要はその区分内に入った際に、どちらが正しいチャートであるのかは実際の両方のチャートを作ってみて生活の状況を聞き取って象意を重ね合わせていくしか判断方法はありません。

 そのため引っ越しや新築を考えた際にはこの境界付近に位置する方位を持った家というのは、運気の流れが「入居するまで特定できない」家になってしまうというわけです。

 そう考えると現実問題としてこの風水技法において考慮すべきは24坐山の方位区分のみでなく、それらの境界線上の32方位を加味した56種類と考えるべきなのが当然の帰結になります。

 ですからここでも「自分で方位を測ること」「住宅情報サイトの間取り図記載の方位をうのみにすること」がどれだけ危険なことかわかっていただけると思います。方位が5度ずれた鑑定に信頼性はありません。

3.空亡について

 方位区分の境界付近に位置した場合には替星チャートの使用を検討する必要があると書きました。

 ですがこの方位区分の境界について、建物の向きが方位区分のちょうど境界と同じになってしまった場合のことを「空亡(くうぼう)」と呼びます。

空亡の家については「訴訟、破産、重病、一家自滅」などの意味を持つもので陰陽宅使用不可とされており、住居にしてもお墓にしても使用してはいけない方位になります。

※陰宅とはお墓のことで、陽宅とは住宅のことです。

 ここにあげた替星チャートや空亡の存在はまた、風水を使用しての引っ越しや新築の際には方位区分の境界付近を向いた家を建てることをお勧めしない理由になります。

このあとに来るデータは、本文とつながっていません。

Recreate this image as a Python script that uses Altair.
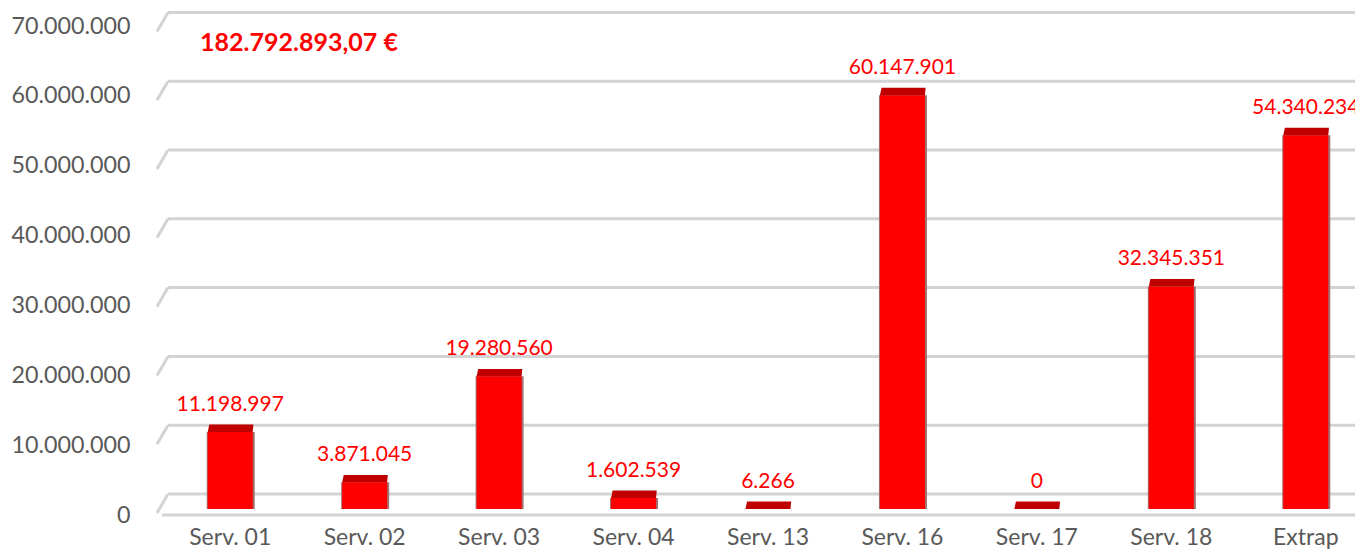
import altair as alt
import pandas as pd

categories = ["Serv. 01", "Serv. 02", "Serv. 03", "Serv. 04", "Serv. 13",
              "Serv. 16", "Serv. 17", "Serv. 18", "Extrap"]
values = [11198997, 3871045, 19280560, 1602539, 6266, 60147901, 0, 32345351, 54340234]
tick_values = [0, 10000000, 20000000, 30000000, 40000000, 50000000, 60000000, 70000000]
total_label = "182.792.893,07 €"


def fmt(v):
    return f"{v:,}".replace(",", ".")


bars_df = pd.DataFrame({"cat": categories, "v": values, "label": [fmt(v) for v in values]})
grid_df = pd.DataFrame({"v": tick_values})
floor_df = pd.DataFrame({"v": [0]})
title_df = pd.DataFrame({"t": [total_label]})

FONT = "Lato"
RED = "#ff0000"
CAP = "#c00000"
EDGE = "#a07070"
GRID = "#d3d3d3"
GREY_TXT = "#595959"

x_scale = alt.Scale(domain=categories, range=[0, 1210], paddingInner=0.665, paddingOuter=0.3325)
bar_y = alt.Scale(domain=[-872000, 70203000], nice=False, zero=False)
front_y = alt.Scale(domain=[0, 70000000], nice=False, zero=False)

x_axis = alt.Axis(title=None, labelAngle=0, domain=False, ticks=False,
                  labelPadding=11, labelFontSize=23, labelColor=GREY_TXT,
                  labelFont=FONT)
x_enc = alt.X("cat:N", scale=x_scale, sort=categories, axis=x_axis)
y_bar = alt.Y("v:Q", scale=bar_y, axis=None)

grid = alt.Chart(grid_df).mark_rule(yOffset=-15, strokeWidth=3, color=GRID).encode(
    y=y_bar, x=alt.value(5), x2=alt.value(1210))
diag = alt.Chart(grid_df).mark_rule(yOffset=-15, y2Offset=4, strokeWidth=3, color=GRID).encode(
    y=y_bar, y2=alt.Y2("v:Q"), x=alt.value(5), x2=alt.value(-6))

edge = alt.Chart(bars_df).mark_bar(width=48, xOffset=0.5, color=EDGE).encode(
    x=x_enc, y=y_bar, y2=alt.datum(0))
front = alt.Chart(bars_df).mark_bar(color=RED).encode(
    x=x_enc, y=y_bar, y2=alt.datum(0))
cap_path = "M -1 0 L -0.93 -0.33 L 1.03 -0.33 L 1 0 Z"
caps = alt.Chart(bars_df).mark_point(shape=cap_path, size=2025, filled=True, opacity=1,
                                     strokeWidth=0, color=CAP).encode(
    x=x_enc, y=y_bar)
labels = alt.Chart(bars_df).mark_text(dy=-21, baseline="alphabetic", align="center",
                                      fontSize=21, color=RED, font=FONT).encode(
    x=x_enc, y=y_bar, text="label:N")
title = alt.Chart(title_df).mark_text(fontSize=25, fontWeight="bold", color=RED, font=FONT,
                                      align="center", baseline="middle").encode(
    x=alt.value(136), y=alt.value(17), text="t:N")

layer_a = alt.layer(grid, diag, edge, front, caps, labels, title)

floor = alt.Chart(floor_df).mark_rule(strokeWidth=3, color=GRID).encode(
    y=alt.Y("v:Q", scale=front_y,
            axis=alt.Axis(values=tick_values, title=None, domain=False, ticks=False, grid=False,
                          labelPadding=33, labelFontSize=23.3, labelColor=GREY_TXT,
                          labelFont=FONT,
                          labelExpr="replace(replace(replace(format(datum.value, ',d'), ',', '.'), ',', '.'), ',', '.')")),
    x=alt.value(-1), x2=alt.value(1210))

chart = alt.layer(layer_a, floor).resolve_scale(y="independent").properties(
    width=1192, height=489,
    padding={"left": 155, "top": 26 - 8, "right": 0, "bottom": 36},
    autosize=alt.AutoSizeParams(type="none"),
).configure_view(stroke=None)

chart.save("out.html", embed_options={"renderer": "svg", "actions": False})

 運気の流れが入居するまで確定せず、かつ偏角の移動に伴って空亡に陥る恐れがある物件になるわけですし、空亡の居宅に対する対処法などは存在しません。

 空亡においてはそもそも方位がどちらかの区分に該当するまでチャートを描くことができないもので、チャートが存在しない以上化殺を行うことはできず、対策は存在しません。

 正確には空亡についてはその方位区分ごとに4種類の空亡が存在しますが、いずれも良いものではありませんのでこれらに近しい方位の家には初めから住まないという選択をすることが好ましいと考えます。

おわりに

 こうしてみてきたものがフライングスター風水における注意点として私が考えているものになります。

 これらの事柄を考えたらどれだけ方位の正確な測定が大切であるかということをわかっていただけえるのではないかと思います。

 玄空飛星派風水の理論はシンプルなものですが、方位の測定誤りは致命的な間違いを招くものです。

 中には良い運気の家だと鑑定を受けて入居した結果、空亡に近い物件であった方の例も存在します。

 現実にわたしがざっとネットを見渡すだけでもフライングスター風水(玄空飛星派風水)を名乗る鑑定士があまりにもずさんな基準で鑑定を行っている例は無数に見受けます。

 正確な知識があればある程度は自分で方位のあたりをつけることは可能ですし、鑑定士が明らかな間違いを起こすならその間違いを指摘することができる知識は身につけることができると考えています。

 風水というものが目に見えない範囲の事柄を扱う理論だからこそ、それらに頼ろうとするときにはきちんと知識のある鑑定士に依頼することを検討していただけたらと考えています。

 そのために身を守る唯一の術となるのは知識ですので。

 それではこの記事はここまでです。ここまで読んでいただきありがとうございました。